Sunday, November 22, 2009

Marcel Proust: A la recherche du temps perdu 6: Albertine disparue (novel)

Marcel Proust: A la recherche du temps perdu 6: Albertine disparue, also known as La Fugitive. First published: FR 1925. Later, more definitive editions: FR 1954, FR 1962, FR 1987-1989. Read in the Finnish translation, Kadonnutta aikaa etsimässä 9: Pakenija, by Inkeri Tuomikoski, Helsinki: Otava 2003.

Synopsis: Albertine, "the prisoner", is gone. She has left the narrator who has no serious intentions with her, and who tries jealously to guard her from her lesbian passions. The narrator makes ingenious plans to win her back. But, shockingly, he learns that Albertine has died in a riding accident. Even after her death, the narrator continues spying retrospectively on Albertine's lesbian affairs, to learn about her secret life. Everything remains vague. The narrator tries to recover from the pain of losing her via substitutes. Most importantly, he meets his old lover Gilberte, and in a new, sober friendship with her he recovers from the loss of Albertine and is able to visit Venice together with his mother. The voyage to Venice is an experience of transformation and a farewell to youth. The voyage of Venice is also a subjective one, as the sights remind the narrator of his life experiences. On his way back home to Paris the narrator learns that Gilberte is marrying Robert de Saint-Loup. This is the union of the incompatible, and the end of a period in the life that has been depicted. Finally, revisiting Gilberte the narrator learns that from the start she has wanted the same thing that he had not dared to ask.

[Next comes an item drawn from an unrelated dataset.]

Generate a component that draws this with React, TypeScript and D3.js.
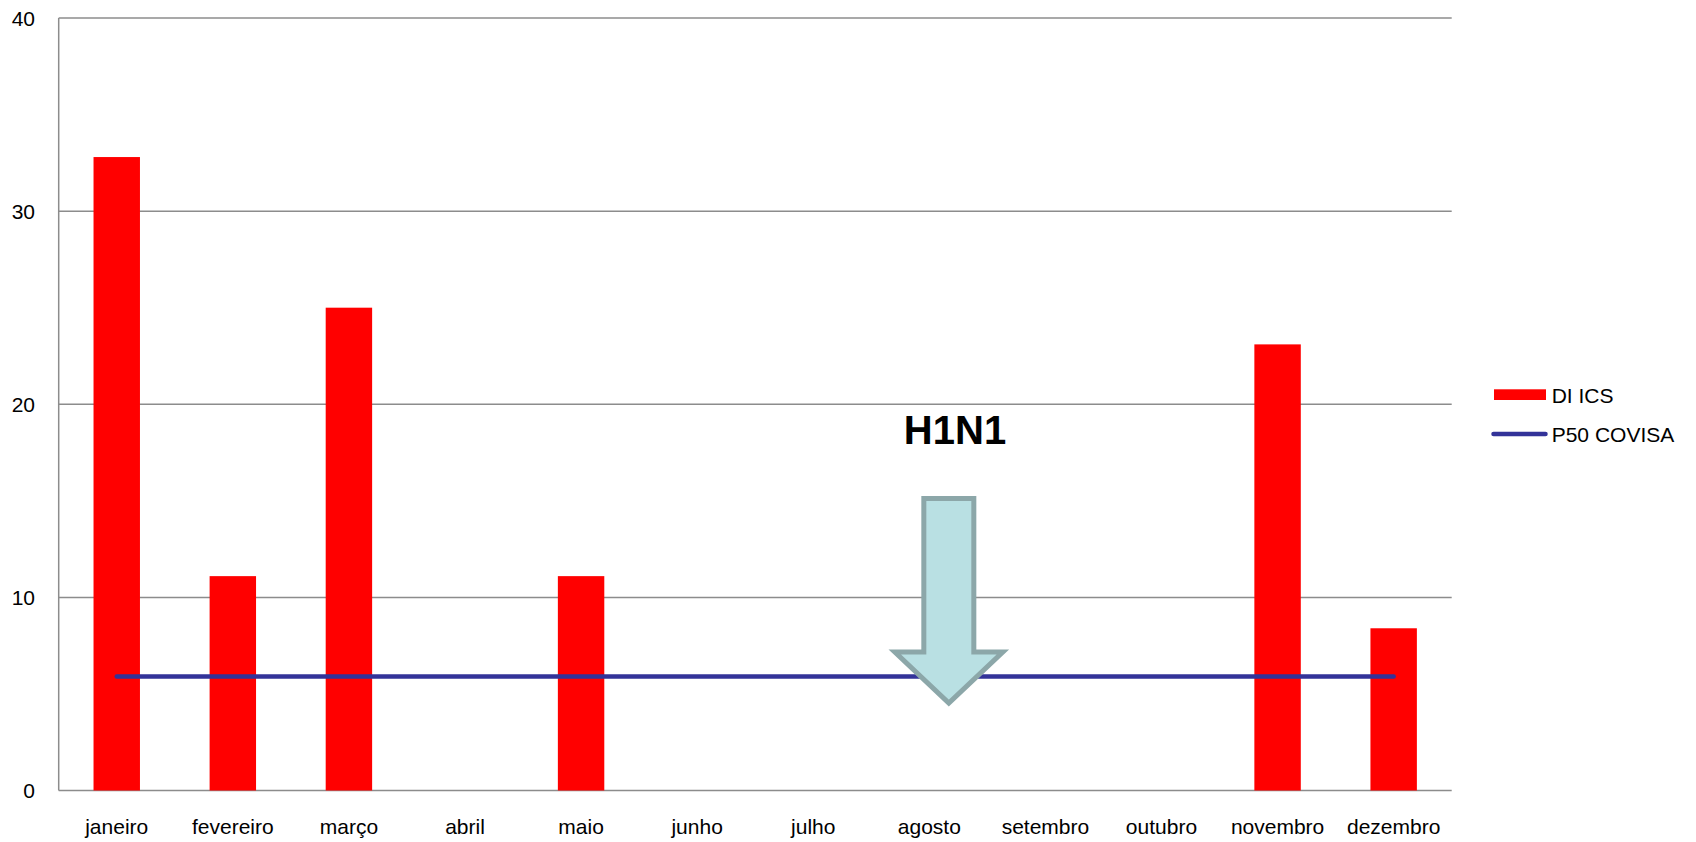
import React from "react";
import * as d3 from "d3";

const months = [
  "janeiro", "fevereiro", "março", "abril", "maio", "junho",
  "julho", "agosto", "setembro", "outubro", "novembro", "dezembro",
];
const diIcs = [32.8, 11.1, 25.0, 0, 11.1, 0, 0, 0, 0, 0, 23.1, 8.4];
const p50Covisa = [5.9, 5.9, 5.9, 5.9, 5.9, 5.9, 5.9, 5.9, 5.9, 5.9, 5.9, 5.9];
const yTicks = [0, 10, 20, 30, 40];
const seriesNames = ["DI ICS", "P50 COVISA"];
const annotationLabel = "H1N1";
const annotationMonth = "agosto";

const W = 1696;
const H = 842;
const M = { left: 58.7, right: 1451.7, top: 18, bottom: 790.5 };
const FONT = "'Liberation Sans', Arial, sans-serif";

export default function App() {
  const x = d3
    .scaleBand<string>()
    .domain(months)
    .range([M.left, M.right])
    .paddingInner(0.6)
    .paddingOuter(0.3);
  const band = d3.scaleBand<string>().domain(months).range([M.left, M.right]);
  const y = d3.scaleLinear().domain([0, 40]).range([M.bottom, M.top]);
  const cx = (m: string) => (band(m) as number) + band.bandwidth() / 2;

  const line = d3
    .line<number>()
    .x((_, i) => cx(months[i]))
    .y((d) => y(d));

  // Downward block arrow near the annotated month
  const ax = cx(annotationMonth) + 19.5;
  const shaftHalf = 25;
  const headHalf = 54;
  const shaftTop = 498.5;
  const headTop = 652;
  const tip = 703;
  const arrowPath = [
    [ax - shaftHalf, shaftTop],
    [ax + shaftHalf, shaftTop],
    [ax + shaftHalf, headTop],
    [ax + headHalf, headTop],
    [ax, tip],
    [ax - headHalf, headTop],
    [ax - shaftHalf, headTop],
  ];

  return (
    <svg
      width={W}
      height={H}
      style={{ position: "absolute", left: 0, top: 0, background: "#fff" }}
      fontFamily={FONT}
    >
      {/* gridlines */}
      {yTicks.map((t) => (
        <line
          key={t}
          x1={M.left}
          x2={M.right}
          y1={y(t)}
          y2={y(t)}
          stroke="#8c8c8c"
          strokeWidth={1.5}
        />
      ))}
      <line x1={M.left} x2={M.left} y1={M.top} y2={M.bottom} stroke="#8c8c8c" strokeWidth={1.5} />

      {/* y tick labels */}
      {yTicks.map((t) => (
        <text key={t} x={35} y={y(t) + 7.8} textAnchor="end" fontSize={21} fill="#000">
          {t}
        </text>
      ))}

      {/* bars */}
      {diIcs.map((v, i) =>
        v > 0 ? (
          <rect
            key={months[i]}
            x={x(months[i])}
            width={x.bandwidth()}
            y={y(v)}
            height={y(0) - y(v)}
            fill="#ff0000"
          />
        ) : null
      )}

      {/* P50 line */}
      <path
        d={line(p50Covisa) || ""}
        fill="none"
        stroke="#333399"
        strokeWidth={4.5}
        strokeLinecap="round"
      />

      {/* x labels */}
      {months.map((m) => (
        <text key={m} x={cx(m)} y={834} textAnchor="middle" fontSize={21} fill="#000">
          {m}
        </text>
      ))}

      {/* annotation */}
      <text x={955} y={444} textAnchor="middle" fontSize={40} fontWeight="bold" fill="#000">
        {annotationLabel}
      </text>
      <polygon
        points={arrowPath.map((p) => p.join(",")).join(" ")}
        fill="#b9e0e3"
        stroke="#8ca7a9"
        strokeWidth={5}
        strokeLinejoin="miter"
      />

      {/* legend */}
      <rect x={1494} y={389.3} width={52} height={10.7} fill="#ff0000" />
      <text x={1551.7} y={402.7} fontSize={21} fill="#000">
        {seriesNames[0]}
      </text>
      <line
        x1={1493.5}
        x2={1545.5}
        y1={434}
        y2={434}
        stroke="#333399"
        strokeWidth={4.5}
        strokeLinecap="round"
      />
      <text x={1551.7} y={441.7} fontSize={21} fill="#000">
        {seriesNames[1]}
      </text>
    </svg>
  );
}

First impressions of the novel that I had never read before.
1. This novel is a draft that Proust never had the chance to finish. There are repetitions and imbalances due to the manuscript character of the work.
2. It is the portrait of a dandy who is insufferably nestling in his private affairs, not facing the world as a grown-up man. It is impossible to take his lament seriously.
3. His affairs with the young women are superficial. The women are only objects of pleasure for the playboy. There is not even the perspective that he might marry and that the women might become mothers.
4. This obnoxious, self-centered bon vivant is an importunate examiner who delves deep in the psychology of self-deception, and gets lost in the complexities of how much people will lie to keep appearances.
5. There is a strong homosexual and lesbian aspect in the novel, maybe displaced from the narrator himself to other characters such as Robert and Albertine. It has been noted that the narrator's lovers have feminine versions of male names: Albertine and Gilberte.
6. There is also a strong Jewish and anti-semitic theme in the novel, maybe also displaced from the narrator to others, such as Gilberte in this one.
7. Under these superficial and deceptive layers there runs a brilliant line of meditation and reflection.
8. This is one of my life-books. I started reading it, reluctantly, in ca 1970... and when I have finished reading all the volumes in a non-chronological order, I have to read all again.

C’est comme si elle m’avait dit: « Tournez à gauche, prenez ensuite à votre main droite, et vous toucherez l’intangible, vous atteindrez les inaccessibles lointains dont on ne connaît jamais sur terre que la direction, que (ce que j’avais cru jadis que je pourrais connaître seulement de Guermantes, et peut-être, en un sens, je ne me trompais pas) le « côté ».